Mystery shopping in a fluctuating auto industry

New research about the auto industry may affect car dealership mystery shopping opportunities and guidelines.

New research about the auto industry may affect car dealership mystery shopping opportunities and guidelines.

A recent study conducted by U.S. PRIG Education Fund and Frontier Group took an in-depth look at the travel habits of millennials, the young people born between the years 1983 and 2000. They are currently the U.S.'s largest generation. They also make up a large portion of the mystery shopping community and are using cars less than ever before.

The research revealed that this millennial generation is less likely to get a driver's license and 16 to 34 year olds that do drive with a license drove 23 percent less in 2009 than they did in 2001. Many people, millennials and older generations included, are opting to take different forms of transportation to work each day, often utilizing more than one method. 

This decline in driving can be attributed to many factors. The explosion of bike sharing programs and carpooling apps has definitely contributed to fewer drivers on the road. In addition, fewer young people are moving out of cities and urban areas to the suburbs than previous decades. A "walkable" neighborhood is now more appealing than a "driveable" one. Not to mention the fact that owning a car is an incredibly large expense; 53 percent of 18 to 34 year olds cite this as a reason they do not drive. Public transportation is more popular among young people than it is among their parents' and grandparents' generations. 

What this means for mystery shoppers
This information can contribute one of two very different ways to the mystery shopping industry. On one hand, it is possible that dealerships will increase the number of mystery shops they request. They may be looking for more sales among younger generations and find new tactics to appeal to millennial shoppers. Some dealerships may even have developed millennial-centric campaigns they want their salespeople to advocate. This would mean young people between 18 and 34 could be hired with more frequency by mystery shopping companies to conduct gigs at dealerships or used car facilities.

The data could also lead to a decrease in the number of shops at car dealerships, at least for college-aged shoppers. If car salespeople understand and accept the declining appeal owning a new car has for millennials, they may want to spend their time and energy focusing on how to sell more and better to older generations. This would mean perhaps increasing the number of shops conducted by retirees or people in middle age. Anything to better understand the target audience can qualify.

Conducting car shops
Shops at car dealerships are pretty unique experiences because shoppers are in the spotlight the whole time, interacting constantly with salespeople. Car dealers are notoriously competitive and convincing as they are pressured to meet sales quotas. Mystery Shopper Magazine suggested allotting a good amount of time to pre-, post- and mid-shop strategies.
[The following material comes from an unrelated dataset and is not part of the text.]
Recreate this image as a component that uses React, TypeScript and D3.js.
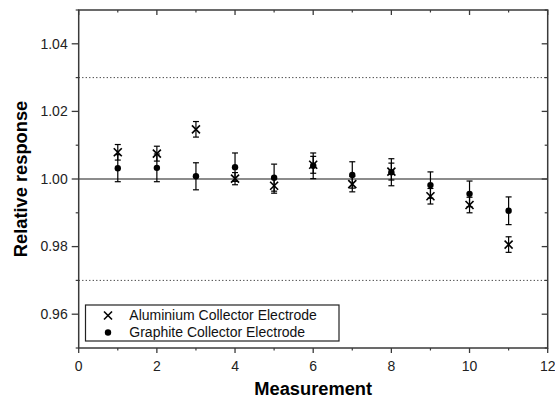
import React from "react";
import * as d3 from "d3";

const measurements = [1, 2, 3, 4, 5, 6, 7, 8, 9, 10, 11];
const aluminiumValues = [1.0079, 1.0075, 1.0147, 1.0001, 0.998, 1.0042, 0.9985, 1.0022, 0.9949, 0.9923, 0.9806];
const aluminiumErrors = [0.0023, 0.0022, 0.0023, 0.0018, 0.0022, 0.0025, 0.0023, 0.0025, 0.0023, 0.0023, 0.0023];
const graphiteValues = [1.0032, 1.0033, 1.0008, 1.0035, 1.0004, 1.0039, 1.0012, 1.002, 0.9982, 0.9956, 0.9906];
const graphiteErrors = [0.004, 0.0041, 0.004, 0.0042, 0.004, 0.0038, 0.0039, 0.004, 0.0039, 0.0038, 0.0041];
const xTicks = [0, 2, 4, 6, 8, 10, 12];
const xMinorTicks = [1, 3, 5, 7, 9, 11];
const yTicks = [0.96, 0.98, 1.0, 1.02, 1.04];
const yMinorTicks = [0.95, 0.97, 0.99, 1.01, 1.03, 1.05];
const referenceLine = 1.0;
const limitLines = [0.97, 1.03];
const legendLabels = ["Aluminium Collector Electrode", "Graphite Collector Electrode"];

const W = 555;
const H = 401;
const left = 78.7;
const right = 547.7;
const top = 10;
const bottom = 348;
const font = "'Liberation Sans', Arial, Helvetica, sans-serif";
const axisColor = "#3a3a3a";

export default function App() {
  const x = d3.scaleLinear().domain([0, 12]).range([left, right]);
  const y = d3.scaleLinear().domain([0.95, 1.05]).range([bottom, top]);
  const cap = 3;
  const xs = 4;

  const errorBar = (i: number, v: number, e: number, key: string) => {
    const cx = x(measurements[i]);
    return (
      <g key={key} stroke="#000" strokeWidth={1.2}>
        <line x1={cx} x2={cx} y1={y(v + e)} y2={y(v - e)} />
        <line x1={cx - cap} x2={cx + cap} y1={y(v + e)} y2={y(v + e)} />
        <line x1={cx - cap} x2={cx + cap} y1={y(v - e)} y2={y(v - e)} />
      </g>
    );
  };

  const cross = (cx: number, cy: number, key: string) => (
    <g key={key} stroke="#000" strokeWidth={1.6}>
      <line x1={cx - xs} x2={cx + xs} y1={cy - xs} y2={cy + xs} />
      <line x1={cx - xs} x2={cx + xs} y1={cy + xs} y2={cy - xs} />
    </g>
  );

  return (
    <svg
      width={W}
      height={H}
      style={{ position: "absolute", left: 0, top: 0, background: "#fff" }}
      fontFamily={font}
    >
      {/* limit lines */}
      {limitLines.map((v) => (
        <line key={v} x1={left} x2={right} y1={y(v)} y2={y(v)} stroke="#333" strokeWidth={1} strokeDasharray="1.2,2.3" />
      ))}
      <line x1={left} x2={right} y1={y(referenceLine)} y2={y(referenceLine)} stroke="#666" strokeWidth={1.5} />

      {/* data */}
      {measurements.map((m, i) => errorBar(i, graphiteValues[i], graphiteErrors[i], "ge" + i))}
      {measurements.map((m, i) => errorBar(i, aluminiumValues[i], aluminiumErrors[i], "ae" + i))}
      {measurements.map((m, i) => (
        <circle key={"g" + i} cx={x(m)} cy={y(graphiteValues[i])} r={3.2} fill="#000" />
      ))}
      {measurements.map((m, i) => cross(x(m), y(aluminiumValues[i]), "a" + i))}

      {/* frame */}
      <rect x={left} y={top} width={right - left} height={bottom - top} fill="none" stroke={axisColor} strokeWidth={1.5} />

      {/* x ticks */}
      {xTicks.map((t) => (
        <g key={"xt" + t}>
          <line x1={x(t)} x2={x(t)} y1={bottom} y2={bottom + 5} stroke={axisColor} strokeWidth={1.3} />
          <line x1={x(t)} x2={x(t)} y1={top} y2={top + 5} stroke={axisColor} strokeWidth={1.3} />
          <text x={x(t)} y={371} textAnchor="middle" fontSize={14} fill="#222">
            {t}
          </text>
        </g>
      ))}
      {xMinorTicks.map((t) => (
        <g key={"xm" + t}>
          <line x1={x(t)} x2={x(t)} y1={bottom} y2={bottom + 2.5} stroke={axisColor} strokeWidth={1.2} />
          <line x1={x(t)} x2={x(t)} y1={top} y2={top + 2.5} stroke={axisColor} strokeWidth={1.2} />
        </g>
      ))}

      {/* y ticks */}
      {yTicks.map((t) => (
        <g key={"yt" + t}>
          <line x1={left - 7} x2={left} y1={y(t)} y2={y(t)} stroke={axisColor} strokeWidth={1.3} />
          <line x1={right - 6} x2={right} y1={y(t)} y2={y(t)} stroke={axisColor} strokeWidth={1.3} />
          <text x={left - 11} y={y(t) + 4.8} textAnchor="end" fontSize={14} fill="#222">
            {d3.format(".2f")(t)}
          </text>
        </g>
      ))}
      {yMinorTicks.map((t) => (
        <g key={"ym" + t}>
          <line x1={left - 3} x2={left} y1={y(t)} y2={y(t)} stroke={axisColor} strokeWidth={1.2} />
          <line x1={right - 3} x2={right} y1={y(t)} y2={y(t)} stroke={axisColor} strokeWidth={1.2} />
        </g>
      ))}

      {/* axis titles */}
      <text x={(left + right) / 2} y={395} textAnchor="middle" fontSize={18.3} fontWeight="bold" fill="#000">
        Measurement
      </text>
      <text
        transform={`translate(26.5,${(top + bottom) / 2}) rotate(-90)`}
        textAnchor="middle"
        fontSize={18.3}
        fontWeight="bold"
        fill="#000"
      >
        Relative response
      </text>

      {/* legend */}
      <g>
        <rect x={85.5} y={305} width={253.5} height={36} fill="#fff" stroke="#222" strokeWidth={1.2} />
        {cross(108, 315.5, "lx")}
        <circle cx={108} cy={332.5} r={3.2} fill="#000" />
        <text x={129.3} y={320.3} fontSize={14} fill="#111">
          {legendLabels[0]}
        </text>
        <text x={129.3} y={337} fontSize={14} fill="#111">
          {legendLabels[1]}
        </text>
      </g>
    </svg>
  );
}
  1. Prepare an exit line that guarantees to get you out of the shop for sure once it's complete. One that works well is, "Give me 24 hours to think about it." This is an understandable request and cuts off any more pitches.
  2. During the shop, be prepared to stand your ground, test drive a car and find ways to take discreet notes, as the salesperson will likely be near you at all times. It's also important to hit all the required phrases and questions requested. 
  3. Typically, reports for car shops are longer and ask for more detail. As these shops tend to be fairly complicated, be thorough and honest about the experience. 

Understanding the industry, especially when it comes to the automotive sector, for a mystery shop will help inform an assignment's purpose and improve the results.